**GIVEN INSTRUCTION**
Find each line with the word "this" and copy it.

►

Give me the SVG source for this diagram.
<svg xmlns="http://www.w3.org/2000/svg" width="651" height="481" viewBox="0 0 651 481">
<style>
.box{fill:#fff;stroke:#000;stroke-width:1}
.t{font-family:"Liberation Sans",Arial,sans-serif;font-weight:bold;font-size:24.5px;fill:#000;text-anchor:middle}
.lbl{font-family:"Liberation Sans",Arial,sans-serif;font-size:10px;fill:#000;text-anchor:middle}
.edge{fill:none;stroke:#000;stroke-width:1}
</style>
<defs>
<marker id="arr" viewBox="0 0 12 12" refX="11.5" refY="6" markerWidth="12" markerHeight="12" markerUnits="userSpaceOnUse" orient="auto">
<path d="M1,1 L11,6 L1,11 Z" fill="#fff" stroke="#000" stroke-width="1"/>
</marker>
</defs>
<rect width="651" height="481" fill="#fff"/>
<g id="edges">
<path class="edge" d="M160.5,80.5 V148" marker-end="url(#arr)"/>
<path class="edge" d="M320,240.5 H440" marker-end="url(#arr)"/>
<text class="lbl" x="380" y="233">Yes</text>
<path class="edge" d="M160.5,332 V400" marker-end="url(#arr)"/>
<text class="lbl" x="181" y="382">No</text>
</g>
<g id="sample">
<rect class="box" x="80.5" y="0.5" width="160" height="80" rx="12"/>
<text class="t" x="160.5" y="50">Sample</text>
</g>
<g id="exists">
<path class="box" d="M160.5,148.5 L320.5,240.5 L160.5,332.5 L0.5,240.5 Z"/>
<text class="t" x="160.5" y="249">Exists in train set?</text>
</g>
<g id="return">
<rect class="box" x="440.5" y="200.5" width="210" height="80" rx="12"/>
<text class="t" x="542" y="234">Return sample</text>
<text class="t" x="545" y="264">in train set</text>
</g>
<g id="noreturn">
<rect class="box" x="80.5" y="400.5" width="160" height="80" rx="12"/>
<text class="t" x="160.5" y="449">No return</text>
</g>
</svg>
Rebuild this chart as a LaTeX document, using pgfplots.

◄

**TASK RESULT**
Give me the SVG source for this diagram.
Rebuild this chart as a LaTeX document, using pgfplots.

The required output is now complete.